Amazon, Apple, Alphabet, Facebook and Microsoft are facing fresh scrutiny over whether they stifled competition by buying up smaller rivals.
The Federal Trade Commission has asked the firms to hand over information about a decade of deals, warning it could lead to action being taken.
The tech giants already face several government investigations into whether their practices harm competition.
FTC chair Joseph Simons said “all options are on the table”.
“If during this study, we see that there are transactions that were problematic, it is conceivable we could go back and initiate enforcement actions to deal with those transactions,” he said.
Actions could include forcing companies to unwind deals or break off parts of their business, he added.
Mr Simons said the FTC’s probe was separate from the investigations being undertaken by the Justice Department, a coalition of states attorney generals and Congress.
It is using authority that it has previously used to examine cigarettes, alcohol advertising and internet providers.
Critics of the tech giants say the firms have consolidated power over the last decade by buying up potential rivals.

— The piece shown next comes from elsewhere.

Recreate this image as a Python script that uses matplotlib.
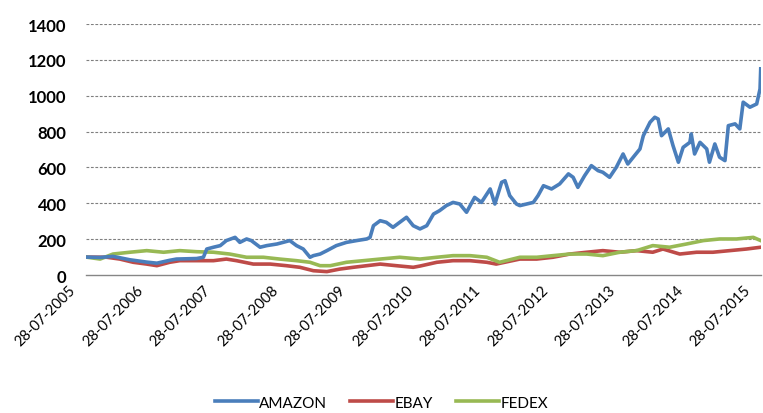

Examples include deals such as Facebook’s 2014 purchase of WhatsApp, Apple’s 2014 acquisition of Beats and Amazon’s takeover of Diapers.com, which was announced in 2010.
They have called on US regulators take more action, pointing to fines and other measures issued in Europe.
The orders that the FTC announced on Tuesday concern deals completed between 1 Jan 2010 and 31 December 2019, focusing on the many, often smaller, transactions that the firms were not required to report to the government.
The FTC said it expected its request to yield information on “hundreds” of purchases and inform debate about whether the US should change its rules for what kinds of deals are subject to government review.
Currently, firms must report any deal worth more than about $90m to the government.
Officials did not specify a timeline but said they hoped to move quickly. The agency has faced calls by some members of the US Congress to move more aggressively against the tech firms such as Facebook.
The companies involved did not comment.